Two soldiers were killed and several more were wounded when Islamist militants attacked a border security post in northern Benin on Wednesday night, the army said.
The raid in Porga region was the second in Benin this week. Islamist militants attacked an army patrol in the department of Alibori on Tuesday morning, army chief Colonel Fructueux Gbaguidi said in an internal statement on Thursday seen by Reuters.
The army killed one militant in Tuesday's attack and another on Wednesday night, he said. An official statement by the army later confirmed the deaths and attributed the attacks to unidentified armed men.
Militant attacks are rare in Benin, but groups linked to al-Qaida and Islamic State are active in its northern neighbors Burkina Faso and Niger and have made increasing incursions south.
Islamist militant violence has ravaged much of West Africa's Sahel region, and states on the Gulf of Guinea have reinforced security to try to keep it at bay.

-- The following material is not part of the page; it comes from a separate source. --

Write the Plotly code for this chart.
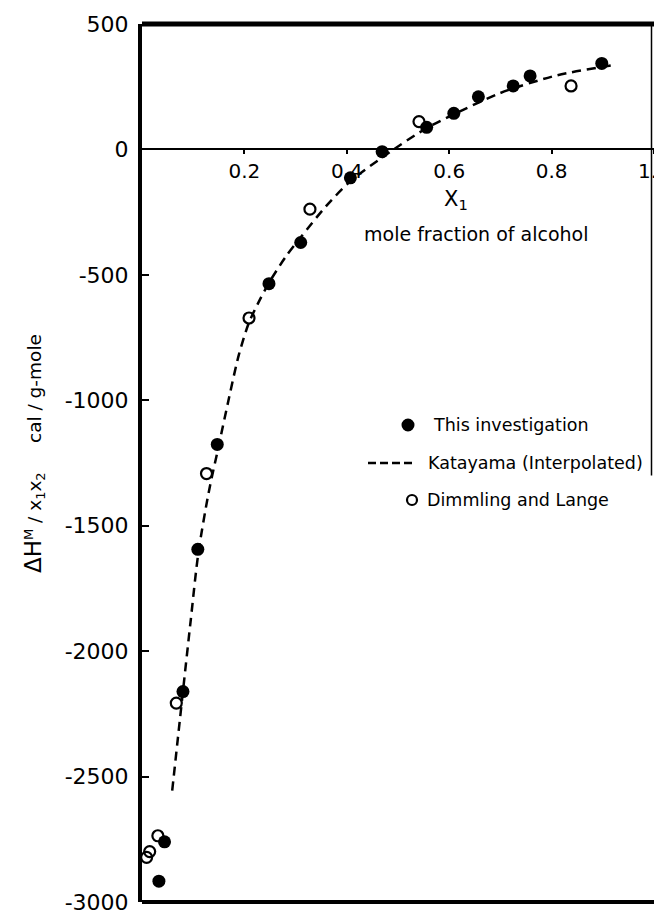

"This new test reminds us in blood and pain that the danger on the ground is real," Gbaguidi said in his note to officers.
Benin had not reported an Islamist attack since 2019, when two French tourists were kidnapped in a national park and later taken by the militants into Burkina Faso. They were rescued by the French military.
Neighboring Togo said last month it had repelled an attack near its northern border, which was the first by suspected Islamists in the country.